- Written exercise -
Set down the full listing exactly as given. Any pictures are to be left out.

- Given data -
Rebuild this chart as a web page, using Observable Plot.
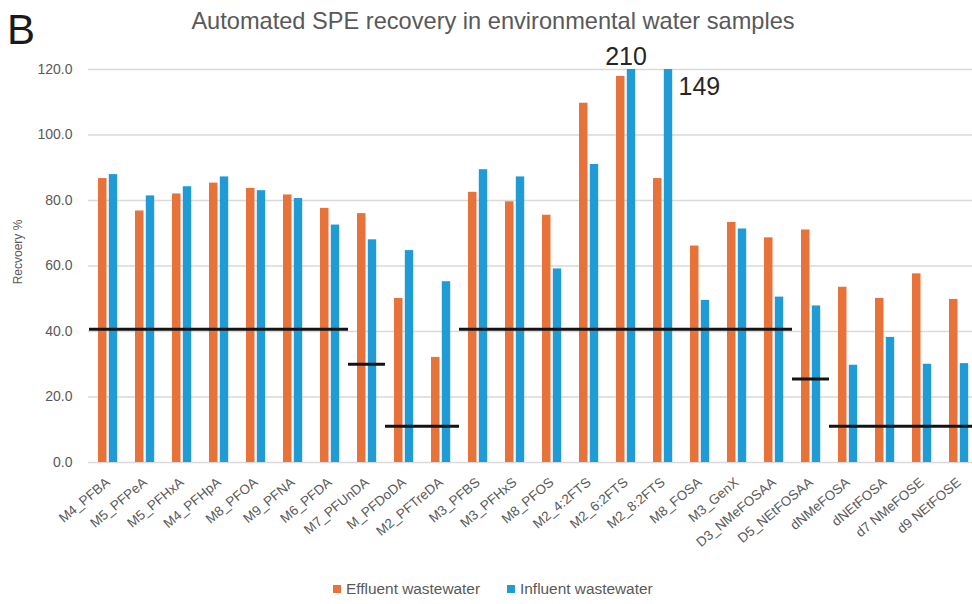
<!DOCTYPE html>
<html>
<head>
<meta charset="utf-8">
<script src="https://cdn.jsdelivr.net/npm/d3@7"></script>
<script src="https://cdn.jsdelivr.net/npm/@observablehq/plot@0.6"></script>
<style>
  html, body { margin: 0; padding: 0; background: #fff; overflow: hidden; }
  #wrap { position: relative; width: 972px; height: 604px; font-family: "Liberation Sans", Arial, sans-serif; }
  #chart { position: absolute; left: 0; top: 0; }
  .panel { position: absolute; left: 7px; top: 9px; font-size: 42px; line-height: 42px; color: #1a1a1a; }
  .title { position: absolute; left: 493px; top: 10px; transform: translateX(-50%); white-space: nowrap;
           font-size: 23.6px; line-height: 23px; color: #595959; }
  .ylab { position: absolute; left: 18px; top: 252px; transform: translate(-50%, -50%) rotate(-90deg);
          white-space: nowrap; font-size: 12px; line-height: 12px; color: #595959; }
  .legend { position: absolute; left: 333px; top: 580px; display: flex; align-items: center;
            font-size: 15.4px; line-height: 18px; color: #595959; white-space: nowrap; }
  .legend .sw { display: inline-block; width: 8px; height: 8px; margin-right: 5px; }
  .legend .item { display: flex; align-items: center; margin-right: 27px; }
</style>
</head>
<body>
<div id="wrap">
  <div id="chart"></div>
  <div class="panel">B</div>
  <div class="title">Automated SPE recovery in environmental water samples</div>
  <div class="ylab">Recvoery %</div>
  <div class="legend" id="legend"></div>
</div>
<script>
const categories = ["M4_PFBA","M5_PFPeA","M5_PFHxA","M4_PFHpA","M8_PFOA","M9_PFNA","M6_PFDA","M7_PFUnDA","M_PFDoDA","M2_PFTreDA","M3_PFBS","M3_PFHxS","M8_PFOS","M2_4:2FTS","M2_6:2FTS","M2_8:2FTS","M8_FOSA","M3_GenX","D3_NMeFOSAA","D5_NEtFOSAA","dNMeFOSA","dNEtFOSA","d7 NMeFOSE","d9 NEtFOSE"];
const effluent = [86.7, 76.8, 82.0, 85.3, 83.7, 81.7, 77.6, 76.0, 50.1, 32.1, 82.5, 79.6, 75.5, 109.7, 117.9, 86.7, 66.1, 73.3, 68.6, 71.0, 53.5, 50.1, 57.6, 49.8];
const influent = [87.9, 81.4, 84.2, 87.2, 83.0, 80.6, 72.5, 68.0, 64.7, 55.2, 89.4, 87.2, 59.1, 91.0, 210, 149, 49.5, 71.3, 50.5, 47.8, 29.7, 38.2, 30.0, 30.2];
const thresholds = [40.7, 40.7, 40.7, 40.7, 40.7, 40.7, 40.7, 30.0, 11.1, 11.1, 40.7, 40.7, 40.7, 40.7, 40.7, 40.7, 40.7, 40.7, 40.7, 25.5, 11.1, 11.1, 11.1, 11.1];
const seriesNames = ["Effluent wastewater", "Influent wastewater"];
const seriesColors = ["#e8733a", "#1f9bd6"];
const yTicks = [0, 20, 40, 60, 80, 100, 120];
const yMax = 120;

const rows = categories.map((c, i) => ({category: c, effluent: effluent[i], influent: influent[i], threshold: thresholds[i]}));
const over = rows.filter(d => d.influent > yMax);

const plot = Plot.plot({
  width: 972,
  height: 604,
  marginLeft: 88,
  marginRight: 0,
  marginTop: 69,
  marginBottom: 142,
  style: {fontFamily: "'Liberation Sans', Arial, sans-serif", fontSize: "14px", color: "#595959", background: "white"},
  x: {domain: categories, range: [88, 977], padding: 0, label: null, tickSize: 0, tickPadding: 18, tickRotate: -40},
  y: {domain: [0, yMax], clamp: true, ticks: yTicks, tickFormat: d3.format(".1f"), tickSize: 0, tickPadding: 16, label: null},
  marks: [
    Plot.ruleY(yTicks, {stroke: "#d9d9d9", strokeWidth: 1.3}),
    Plot.barY(rows, {x: "category", y: "effluent", fill: seriesColors[0], insetLeft: 9, insetRight: 19.5}),
    Plot.barY(rows, {x: "category", y: "influent", fill: seriesColors[1], insetLeft: 19.8, insetRight: 8.8}),
    Plot.tickY(rows, {x: "category", y: "threshold", stroke: "#141414", strokeWidth: 3}),
    Plot.text(over.slice(0, 1), {x: "category", y: "influent", text: d => String(d.influent), fontSize: 25, fill: "#262626", dy: -13, textAnchor: "middle"}),
    Plot.text(over.slice(1), {x: "category", y: "influent", text: d => String(d.influent), fontSize: 25, fill: "#262626", dx: 15.5, dy: 17, textAnchor: "start"})
  ]
});
document.getElementById("chart").appendChild(plot);
plot.querySelectorAll('[aria-label^="x-axis"] text').forEach(t => { t.style.fontSize = "13.5px"; });

const legend = document.getElementById("legend");
seriesNames.forEach((n, i) => {
  const item = document.createElement("div");
  item.className = "item";
  const sw = document.createElement("span");
  sw.className = "sw";
  sw.style.background = seriesColors[i];
  item.appendChild(sw);
  item.appendChild(document.createTextNode(n));
  legend.appendChild(item);
});
</script>
</body>
</html>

- Reply -
Rebuild this chart as a web page, using Observable Plot.
<!DOCTYPE html>
<html>
<head>
<meta charset="utf-8">
<script src="https://cdn.jsdelivr.net/npm/d3@7"></script>
<script src="https://cdn.jsdelivr.net/npm/@observablehq/plot@0.6"></script>
<style>
  html, body { margin: 0; padding: 0; background: #fff; overflow: hidden; }
  #wrap { position: relative; width: 972px; height: 604px; font-family: "Liberation Sans", Arial, sans-serif; }
  #chart { position: absolute; left: 0; top: 0; }
  .panel { position: absolute; left: 7px; top: 9px; font-size: 42px; line-height: 42px; color: #1a1a1a; }
  .title { position: absolute; left: 493px; top: 10px; transform: translateX(-50%); white-space: nowrap;
           font-size: 23.6px; line-height: 23px; color: #595959; }
  .ylab { position: absolute; left: 18px; top: 252px; transform: translate(-50%, -50%) rotate(-90deg);
          white-space: nowrap; font-size: 12px; line-height: 12px; color: #595959; }
  .legend { position: absolute; left: 333px; top: 580px; display: flex; align-items: center;
            font-size: 15.4px; line-height: 18px; color: #595959; white-space: nowrap; }
  .legend .sw { display: inline-block; width: 8px; height: 8px; margin-right: 5px; }
  .legend .item { display: flex; align-items: center; margin-right: 27px; }
</style>
</head>
<body>
<div id="wrap">
  <div id="chart"></div>
  <div class="panel">B</div>
  <div class="title">Automated SPE recovery in environmental water samples</div>
  <div class="ylab">Recvoery %</div>
  <div class="legend" id="legend"></div>
</div>
<script>
const categories = ["M4_PFBA","M5_PFPeA","M5_PFHxA","M4_PFHpA","M8_PFOA","M9_PFNA","M6_PFDA","M7_PFUnDA","M_PFDoDA","M2_PFTreDA","M3_PFBS","M3_PFHxS","M8_PFOS","M2_4:2FTS","M2_6:2FTS","M2_8:2FTS","M8_FOSA","M3_GenX","D3_NMeFOSAA","D5_NEtFOSAA","dNMeFOSA","dNEtFOSA","d7 NMeFOSE","d9 NEtFOSE"];
const effluent = [86.7, 76.8, 82.0, 85.3, 83.7, 81.7, 77.6, 76.0, 50.1, 32.1, 82.5, 79.6, 75.5, 109.7, 117.9, 86.7, 66.1, 73.3, 68.6, 71.0, 53.5, 50.1, 57.6, 49.8];
const influent = [87.9, 81.4, 84.2, 87.2, 83.0, 80.6, 72.5, 68.0, 64.7, 55.2, 89.4, 87.2, 59.1, 91.0, 210, 149, 49.5, 71.3, 50.5, 47.8, 29.7, 38.2, 30.0, 30.2];
const thresholds = [40.7, 40.7, 40.7, 40.7, 40.7, 40.7, 40.7, 30.0, 11.1, 11.1, 40.7, 40.7, 40.7, 40.7, 40.7, 40.7, 40.7, 40.7, 40.7, 25.5, 11.1, 11.1, 11.1, 11.1];
const seriesNames = ["Effluent wastewater", "Influent wastewater"];
const seriesColors = ["#e8733a", "#1f9bd6"];
const yTicks = [0, 20, 40, 60, 80, 100, 120];
const yMax = 120;

const rows = categories.map((c, i) => ({category: c, effluent: effluent[i], influent: influent[i], threshold: thresholds[i]}));
const over = rows.filter(d => d.influent > yMax);

const plot = Plot.plot({
  width: 972,
  height: 604,
  marginLeft: 88,
  marginRight: 0,
  marginTop: 69,
  marginBottom: 142,
  style: {fontFamily: "'Liberation Sans', Arial, sans-serif", fontSize: "14px", color: "#595959", background: "white"},
  x: {domain: categories, range: [88, 977], padding: 0, label: null, tickSize: 0, tickPadding: 18, tickRotate: -40},
  y: {domain: [0, yMax], clamp: true, ticks: yTicks, tickFormat: d3.format(".1f"), tickSize: 0, tickPadding: 16, label: null},
  marks: [
    Plot.ruleY(yTicks, {stroke: "#d9d9d9", strokeWidth: 1.3}),
    Plot.barY(rows, {x: "category", y: "effluent", fill: seriesColors[0], insetLeft: 9, insetRight: 19.5}),
    Plot.barY(rows, {x: "category", y: "influent", fill: seriesColors[1], insetLeft: 19.8, insetRight: 8.8}),
    Plot.tickY(rows, {x: "category", y: "threshold", stroke: "#141414", strokeWidth: 3}),
    Plot.text(over.slice(0, 1), {x: "category", y: "influent", text: d => String(d.influent), fontSize: 25, fill: "#262626", dy: -13, textAnchor: "middle"}),
    Plot.text(over.slice(1), {x: "category", y: "influent", text: d => String(d.influent), fontSize: 25, fill: "#262626", dx: 15.5, dy: 17, textAnchor: "start"})
  ]
});
document.getElementById("chart").appendChild(plot);
plot.querySelectorAll('[aria-label^="x-axis"] text').forEach(t => { t.style.fontSize = "13.5px"; });

const legend = document.getElementById("legend");
seriesNames.forEach((n, i) => {
  const item = document.createElement("div");
  item.className = "item";
  const sw = document.createElement("span");
  sw.className = "sw";
  sw.style.background = seriesColors[i];
  item.appendChild(sw);
  item.appendChild(document.createTextNode(n));
  legend.appendChild(item);
});
</script>
</body>
</html>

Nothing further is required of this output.